How does the use of thread local variable impact the overall design of your application? Fortunately, very little change is required. The most significant one is the global thread context declaration: The old one looks something like this:
struct exception_context the_exception_context[1];
int main(){
exception e;
Try { // put the code throwing exceptions here
} Catch (e) { // handle exception in here
}
}
From 2.10 and onward the app will look like below
_thread struct exception_context the_exception_context[1];
int main(){
exception e;
Try { // put the code throwing exceptions here
} Catch (e) { // handle exception in here
}
}
Location Cache Depth Tuning
Before version 2.10, the location cache depth is set to 3. In this version, you can choose either 3 or 5, by simply calling VTDGen’s setLcDepth() (see the example below).

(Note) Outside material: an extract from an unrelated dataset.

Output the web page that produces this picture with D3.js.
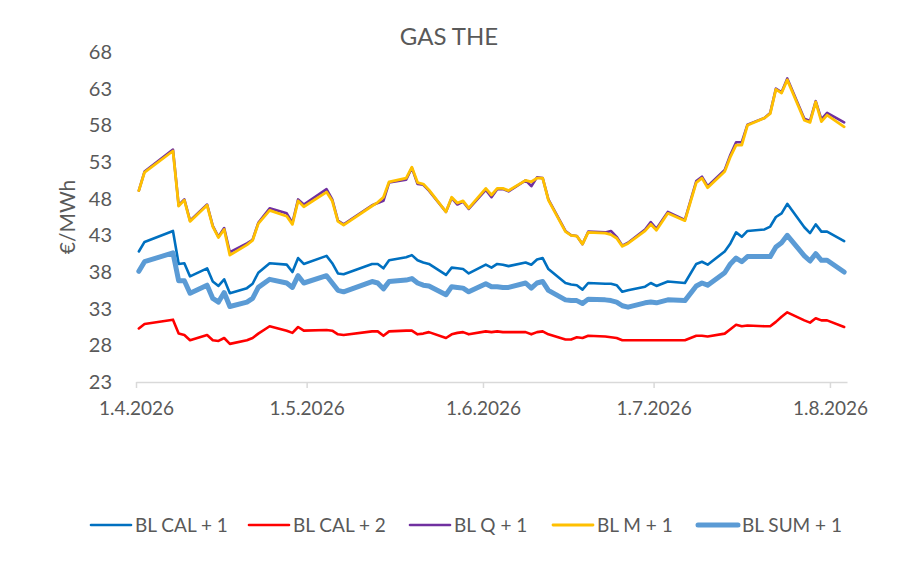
<!DOCTYPE html>
<html>
<head>
<meta charset="utf-8">
<script src="https://cdn.jsdelivr.net/npm/d3@7"></script>
<style>
  body { margin: 0; background: #fff; }
  text { font-family: Lato, "Open Sans", sans-serif; fill: #595959; }
</style>
</head>
<body>
<svg id="chart" width="900" height="573"></svg>
<script>
// trading days shown on the chart
const dates = [
  '2026-04-01','2026-04-02','2026-04-07','2026-04-08','2026-04-09','2026-04-10','2026-04-13','2026-04-14','2026-04-15','2026-04-16','2026-04-17','2026-04-20','2026-04-21','2026-04-22','2026-04-24','2026-04-27','2026-04-28','2026-04-29','2026-04-30',
  '2026-05-04','2026-05-05','2026-05-06','2026-05-07','2026-05-12','2026-05-13','2026-05-14','2026-05-15','2026-05-18','2026-05-19','2026-05-20','2026-05-21','2026-05-22','2026-05-25','2026-05-26','2026-05-27','2026-05-28','2026-05-29',
  '2026-06-01','2026-06-02','2026-06-03','2026-06-04','2026-06-05','2026-06-08','2026-06-09','2026-06-10','2026-06-11','2026-06-12','2026-06-15','2026-06-16','2026-06-17','2026-06-18','2026-06-19','2026-06-22','2026-06-23','2026-06-24','2026-06-25','2026-06-26','2026-06-29','2026-06-30',
  '2026-07-01','2026-07-03','2026-07-06','2026-07-08','2026-07-09','2026-07-10','2026-07-13','2026-07-14','2026-07-15','2026-07-16','2026-07-17','2026-07-20','2026-07-21','2026-07-22','2026-07-23','2026-07-24','2026-07-27','2026-07-28','2026-07-29','2026-07-30','2026-07-31',
  '2026-08-03'
];

const calPlus1 = [
  40.8, 42.1, 43.6, 39.1, 39.2, 37.4, 38.5, 36.7, 36.1, 37.0, 35.1, 35.8, 36.4, 37.9, 39.2, 39.0, 38.0, 39.9, 39.1,
  40.2, 39.2, 37.8, 37.7, 39.1, 39.1, 38.5, 39.6, 40.0, 40.3, 39.6, 39.3, 39.1, 37.6, 38.6, 38.5, 38.4, 37.8,
  39.0, 38.6, 39.1, 39.0, 38.8, 39.3, 39.0, 39.7, 39.9, 38.4, 36.5, 36.3, 36.2, 35.6, 36.5, 36.4, 36.4, 36.2, 35.3, 35.5, 36.0, 36.5,
  36.1, 36.7, 36.5, 39.1, 39.4, 39.0, 40.8, 41.9, 43.4, 42.8, 43.6, 43.8, 44.2, 45.5, 46.0, 47.3, 44.1, 43.3, 44.5, 43.5, 43.5,
  42.2
];
const calPlus2 = [
  30.3, 30.9, 31.5, 29.6, 29.4, 28.7, 29.4, 28.7, 28.6, 29.0, 28.2, 28.7, 29.0, 29.6, 30.6, 30.0, 29.7, 30.5, 30.0,
  30.1, 30.0, 29.5, 29.4, 29.9, 29.9, 29.3, 29.9, 30.0, 30.0, 29.5, 29.6, 29.8, 29.0, 29.5, 29.7, 29.8, 29.5,
  29.9, 29.8, 29.9, 29.8, 29.8, 29.8, 29.5, 29.8, 29.9, 29.5, 28.8, 28.8, 29.1, 29.0, 29.3, 29.2, 29.1, 29.0, 28.7, 28.7, 28.7, 28.7,
  28.7, 28.7, 28.7, 29.3, 29.3, 29.2, 29.6, 30.2, 30.8, 30.6, 30.7, 30.6, 30.6, 31.2, 31.9, 32.5, 31.4, 31.1, 31.7, 31.4, 31.4,
  30.5
];
const qPlus1 = [
  49.1, 51.7, 54.7, 47.1, 47.9, 45.0, 47.2, 44.3, 42.8, 44.0, 40.7, 41.9, 42.4, 44.7, 46.7, 46.0, 44.7, 47.9, 47.2,
  49.3, 47.9, 45.0, 44.5, 47.1, 47.4, 47.7, 50.2, 50.6, 52.2, 50.0, 49.9, 49.1, 46.2, 48.1, 47.2, 47.6, 46.6,
  49.2, 48.2, 49.3, 49.3, 49.0, 50.5, 49.7, 50.9, 50.8, 47.9, 43.6, 43.0, 42.9, 41.8, 43.5, 43.4, 43.6, 42.8, 41.6, 42.0, 43.8, 44.8,
  43.9, 46.2, 45.1, 50.4, 51.0, 49.7, 51.9, 54.0, 55.7, 55.7, 58.1, 59.0, 59.7, 63.0, 62.5, 64.4, 58.9, 58.6, 61.3, 58.8, 59.7,
  58.4
];
const mPlus1 = [
  49.1, 51.6, 54.5, 47.0, 47.8, 44.9, 47.1, 44.2, 42.7, 43.8, 40.3, 41.7, 42.3, 44.6, 46.4, 45.6, 44.5, 47.7, 46.9,
  48.9, 47.7, 44.9, 44.4, 47.0, 47.5, 48.2, 50.3, 50.8, 52.3, 50.2, 50.0, 49.2, 46.2, 48.2, 47.4, 47.7, 46.7,
  49.4, 48.5, 49.4, 49.4, 49.1, 50.5, 50.3, 50.8, 50.8, 47.8, 43.5, 43.0, 42.9, 41.8, 43.4, 43.3, 43.1, 42.6, 41.5, 41.9, 43.6, 44.5,
  43.7, 46.0, 45.0, 50.2, 50.8, 49.5, 51.7, 53.7, 55.3, 55.3, 58.0, 59.0, 59.6, 62.9, 62.4, 64.2, 58.7, 58.4, 61.2, 58.5, 59.4,
  57.8
];
const sumPlus1 = [
  38.1, 39.4, 40.6, 36.8, 36.8, 35.1, 36.2, 34.4, 33.9, 35.2, 33.3, 33.9, 34.4, 35.9, 37.0, 36.5, 35.9, 37.5, 36.5,
  37.5, 36.5, 35.5, 35.3, 36.7, 36.5, 35.7, 36.7, 36.9, 37.1, 36.5, 36.2, 36.1, 34.9, 36.0, 35.9, 35.8, 35.3,
  36.4, 36.0, 36.0, 35.9, 35.9, 36.5, 35.8, 36.5, 36.7, 35.5, 34.2, 34.1, 34.1, 33.7, 34.3, 34.2, 34.1, 33.9, 33.4, 33.2, 33.8, 33.9,
  33.8, 34.2, 34.1, 36.1, 36.5, 36.2, 37.9, 39.1, 39.9, 39.4, 40.1, 40.1, 40.1, 41.4, 42.0, 43.0, 40.2, 39.5, 40.5, 39.6, 39.6,
  38.0
];

const yTicks = [23, 28, 33, 38, 43, 48, 53, 58, 63, 68];
const xTicks = ['2026-04-01', '2026-05-01', '2026-06-01', '2026-07-01', '2026-08-01'];

const series = [
  { name: 'BL CAL + 1', values: calPlus1, color: '#0070C0', width: 2.6 },
  { name: 'BL CAL + 2', values: calPlus2, color: '#FF0000', width: 2.6 },
  { name: 'BL Q + 1', values: qPlus1, color: '#7030A0', width: 2.6 },
  { name: 'BL M + 1', values: mPlus1, color: '#FFC000', width: 2.8 },
  { name: 'BL SUM + 1', values: sumPlus1, color: '#5B9BD5', width: 5 },
];

const parseDate = d3.timeParse('%Y-%m-%d');
const days = dates.map(parseDate);

const svg = d3.select('#chart');
svg.append('rect').attr('width', 900).attr('height', 573).attr('fill', '#fff');

const x = d3.scaleTime()
  .domain([parseDate('2026-04-01'), parseDate('2026-08-04')])
  .range([136, 847]);
const y = d3.scaleLinear().domain([23, 68]).range([382, 52]);

// each point sits in the middle of its day
const xMid = d => x(d3.timeHour.offset(d, 12));

// title
svg.append('text')
  .attr('x', 449).attr('y', 45)
  .attr('text-anchor', 'middle')
  .style('font-size', '24px')
  .text('GAS THE');

// y axis labels only
const yAxis = svg.append('g')
  .attr('transform', 'translate(112,0)')
  .call(d3.axisLeft(y).tickValues(yTicks).tickSize(0).tickPadding(0));
yAxis.select('.domain').remove();
yAxis.selectAll('text')
  .style('font-size', '20px')
  .style('font-family', 'Lato, "Open Sans", sans-serif')
  .attr('fill', '#595959');

svg.append('text')
  .attr('transform', 'translate(75,217) rotate(-90)')
  .attr('text-anchor', 'middle')
  .style('font-size', '21px')
  .text('€/MWh');

// x axis
const xAxis = svg.append('g')
  .attr('transform', 'translate(0,382)')
  .call(d3.axisBottom(x)
    .tickValues(xTicks.map(parseDate))
    .tickFormat(d3.timeFormat('%-d.%-m.%Y'))
    .tickSizeInner(6)
    .tickSizeOuter(0)
    .tickPadding(14));
xAxis.select('.domain').attr('stroke', '#d9d9d9').attr('stroke-width', 1.5);
xAxis.selectAll('.tick line').attr('stroke', '#d9d9d9').attr('stroke-width', 1.5);
xAxis.selectAll('text')
  .style('font-size', '19px')
  .style('font-family', 'Lato, "Open Sans", sans-serif')
  .attr('fill', '#595959');

// lines
const line = d3.line()
  .x((d, i) => xMid(days[i]))
  .y(d => y(d));

svg.append('g')
  .selectAll('path')
  .data(series)
  .join('path')
  .attr('d', s => line(s.values))
  .attr('fill', 'none')
  .attr('stroke', s => s.color)
  .attr('stroke-width', s => s.width)
  .attr('stroke-linejoin', 'round')
  .attr('stroke-linecap', 'round');

// legend, spaced like the Excel one
const legendX = [91, 249, 410, 553, 698];
const legend = svg.append('g').attr('transform', 'translate(0,525)');
series.forEach((s, i) => {
  const item = legend.append('g').attr('transform', `translate(${legendX[i]},0)`);
  item.append('line')
    .attr('x1', 0).attr('x2', 40)
    .attr('stroke', s.color)
    .attr('stroke-width', s.width)
    .attr('stroke-linecap', 'round');
  item.append('text')
    .attr('x', 44).attr('dy', '0.35em')
    .style('font-size', '19px')
    .text(s.name);
});
</script>
</body>
</html>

The benefit is that at the cost of negligible parsing and memory overhead, the random access performance of VTDNav improves, especially for depth XML documents.
VTDGen vg = new VTDGen(); vg.selectLcDepth(5);
Insert Text into Empty Element
In this release, you now have the ability to insert text into an empty element (e.g. <a/>).

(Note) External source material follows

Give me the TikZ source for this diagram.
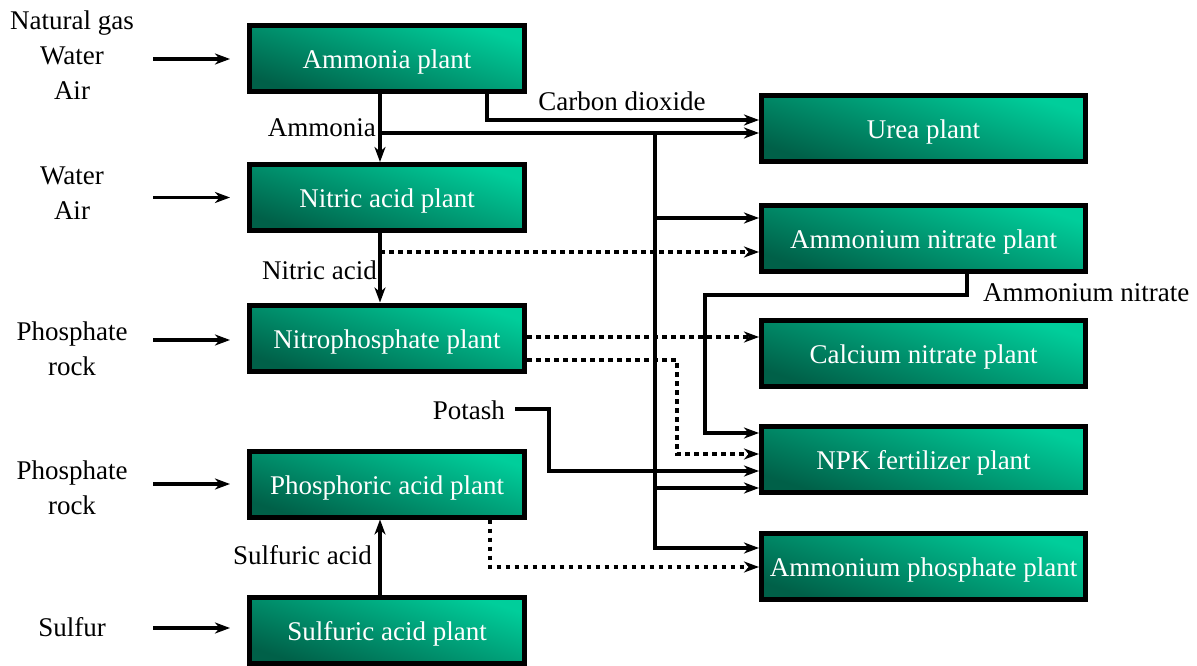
\documentclass[tikz,border=0pt]{standalone}
\usepackage{fontspec}
\setmainfont{Liberation Serif}
\usetikzlibrary{arrows.meta}
\definecolor{gdark}{RGB}{0,96,72}
\definecolor{gbright}{RGB}{0,206,155}
\begin{document}
\begin{tikzpicture}[x=1pt,y=-1pt,
  plant/.style={draw=black, line width=5pt, bottom color=gdark, top color=gbright, shading angle=-18, text=white, font=\fontsize{27}{33}\selectfont, minimum height=66pt, inner sep=0pt, text height=20pt, text depth=0pt},
  lplant/.style={plant, minimum width=275pt},
  rplant/.style={plant, minimum width=324pt},
  lbl/.style={font=\fontsize{27}{35}\selectfont, inner sep=0pt, align=center},
  flow/.style={line width=3.6pt, -{Stealth[length=15pt,width=11pt,inset=4.5pt]}},
  dflow/.style={flow, dash pattern=on 4.5pt off 4.5pt},
]
\useasboundingbox (0,0) rectangle (1197,666);

% plants
\node[lplant] (amm) at (387,59) {Ammonia plant};
\node[lplant] (nit) at (387,197.5) {Nitric acid plant};
\node[lplant] (nph) at (387,338) {Nitrophosphate plant};
\node[lplant] (pho) at (387,484) {Phosphoric acid plant};
\node[lplant] (sul) at (387,630) {Sulfuric acid plant};
\node[rplant] (urea) at (923.5,129) {Urea plant};
\node[rplant] (an) at (923.5,238) {Ammonium nitrate plant};
\node[rplant] (can) at (923.5,353.5) {Calcium nitrate plant};
\node[rplant] (npk) at (923.5,459) {NPK fertilizer plant};
\node[rplant] (ap) at (923.5,566.5) {Ammonium phosphate plant};

% input labels
\node[lbl] (in1) at (72,55) {Natural gas\\Water\\Air};
\node[lbl] (in2) at (72,193) {Water\\Air};
\node[lbl] (in3) at (72,349) {Phosphate\\rock};
\node[lbl] (in4) at (72,488) {Phosphate\\rock};
\node[lbl] (in5) at (72,627) {Sulfur};

% stream labels
\node[lbl, anchor=east] (lamm) at (376,128) {Ammonia};
\node[lbl, anchor=east] (lnit) at (377,270) {Nitric acid};
\node[lbl] (lco2) at (622,101) {Carbon dioxide};
\node[lbl, anchor=west] (lan) at (983,293) {Ammonium nitrate};
\node[lbl, anchor=east] (potash) at (505,410) {Potash};
\node[lbl, anchor=east] (lsul) at (372,555) {Sulfuric acid};

% input arrows
\draw[flow] (153,59) -- ([xshift=-17pt]amm.west);
\draw[flow] (153,197.5) -- ([xshift=-17pt]nit.west);
\draw[flow] (153,340) -- (230,340);
\draw[flow] (153,484) -- ([xshift=-17pt]pho.west);
\draw[flow] (153,628) -- (230,628);

% ammonia
\draw[flow] (amm.south -| 380,0) -- (nit.north -| 380,0);
\draw[flow] (380,133) -- (urea.west |- 0,133);
% carbon dioxide
\draw[flow] (amm.south -| 487,0) -- (487,120) -- (urea.west |- 0,120);
% ammonia bus
\draw[flow] (655,133) -- (655,548) -- (ap.west |- 0,548);
\draw[flow] (655,218) -- (an.west |- 0,218);
\draw[flow] (655,488) -- (npk.west |- 0,488);
% nitric acid
\draw[flow] (nit.south -| 380,0) -- (nph.north -| 380,0);
\draw[dflow] (380,252) -- (an.west |- 0,252);
% nitrophosphate
\draw[dflow] (nph.east |- 0,337) -- (can.west |- 0,337);
\draw[dflow] (nph.east |- 0,360) -- (677,360) -- (677,454) -- (npk.west |- 0,454);
% ammonium nitrate
\draw[flow] (an.south -| 967,0) -- (967,295) -- (705,295) -- (705,433) -- (npk.west |- 0,433);
% potash
\draw[flow] ([xshift=10pt]potash.east |- 0,409) -- (549,409) -- (549,471) -- (npk.west |- 0,471);
% sulfuric acid
\draw[flow] (sul.north -| 380,0) -- (pho.south -| 380,0);
% phosphoric acid
\draw[dflow] (pho.south -| 490,0) -- (490,567) -- (ap.west |- 0,567);
\end{tikzpicture}
\end{document}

- Insert “some text” into <a/>, you get “<a>some text</a>”.
- Insert <b/> into <a/>, you get <a><b/></a>.
VTD-XML in C++
Below is a simple app written in VTD-XML and C++.
#include "everything.h"
//#include "bookMark.h"
using namespace com_ximpleware;
int main(){
FILE *f = NULL;
FILE *fo = NULL;
int i = 0;
Long l = 0;
int len = 0;
int offset = 0;
char* filename = "c:/xml/soap2.xml";
struct stat s;
UByte *xml = NULL; // this is the buffer containing the XML content, UByte means unsigned byte
//VTDGen *vg = NULL; // This is the VTDGen that parses XML
VTDNav *vn = NULL; // This is the VTDNav that navigates the VTD records
AutoPilot *ap = NULL;
char *sm = "\n================\n";
// allocate a piece of buffer then reads in the document content
// assume "c:\soap2.xml" is the name of the file
f = fopen(filename,"r");
fo = fopen("c:/xml/out.txt","w");
stat(filename,&s);
i = (int) s.st_size;
printf("size of the file is %d \n",i);
xml = new UByte[i];
fread(xml,sizeof(UByte),i,f);
VTDGen vg;
try{
vg.setDoc(xml,i);
vg.parse(true);
vn = vg.getNav();
AutoPilot ap;
ap.declareXPathNameSpace(L"ns1",L"<a href="http://www.w3.org/2003/05/soap-envelope">http://www.w3.org/2003/05/soap-envelope</a>");
//if (ap.selectXPath(L"/ns1:Envelope/ns1:Header/*[@ns1:mustUnderstand]")){
if (ap.selectXPath(L"/ns1:Envelope/ns1:Header/*[@ns1:mustUnderstand]")){
//if (ap.selectXPath(L"/a/b/*")){
ap.printExprString();
ap.bind(vn);
int i=-1;
while((i=ap.evalXPath())!= -1){
//printf("\n hi ==> %d \n",i);
l = vn->getElementFragment();
offset = (int) l;
len = (int) (l>>32);
fwrite((char *)(xml+offset),sizeof(UByte),len,fo);
fwrite((char *) sm,sizeof(UByte),strlen((char*)sm),fo);
}
}
fclose(f);
fclose(fo);
// remember C has no automatic garbage collector
// needs to deallocate manually.
delete(vn);
}
catch (ParseException &e){
//vg.printLineNumber();
printf(" error ===> %s \n",e.getMessage());
}
catch (...) {
delete (vn);
}
return 0;
}
Hi. do you know how to remove blank space from a XML?
Example:
…
when I remove namespaces xmlns:editorial and xmlns:autor i get
…
… two extra blank spaces…
thanks for answer me
it can be done but you may have to do a bit work urself
Is this project still supported?
Many thanks.
of course
Thanks for your reply.
The reason I ask is that I have the same issue as the poster here
http://sourceforge.net/mailarchive/forum.php?thread_name=BANLkTikjMoxrZ_Hifeu0o%2BWjscR66sT%3DLA%40mail.gmail.com&forum_name=vtd-xml-users
(unexpected xpath behaviour )
But I didnt see an answer.
Thanks again.
rgds
Neuralrank.com
HI, First issue can be solved pretty quickly, The second issue is really about the intepretation of “string value” in VTd-Xml, compared to as in Xerces.It seems like a corner case that rarely gets use… Can you provide me a use case where the second issue is a big deal in your use case?
Hi
Firstly let me say that VTD has directly led to massive performance improvements in my application, several orders of magnitude. So thanks a lot for all the hard work.
I was concerned with part 2 of the referenced post. In my case its cropped up as an issue simply because the behaviour seems deviate from the XPath 1.0 standard. I am not a “standards” expert by any means but I use GUI tools to test / develop XPaths (e.g the XPATHER plugin for firefox and the XPath visualizer tool for windows).
In these applications and xerces and saxon the the case in question results in a string representation for all children, in VTD I am getting a blank string, as a result I need to include VTD in the “development” phase for my xpaths which is a pain.
Many thanks again
Neuralrank
will look into it nd get back
Hopefully a Delphi release ! Thanx in advance.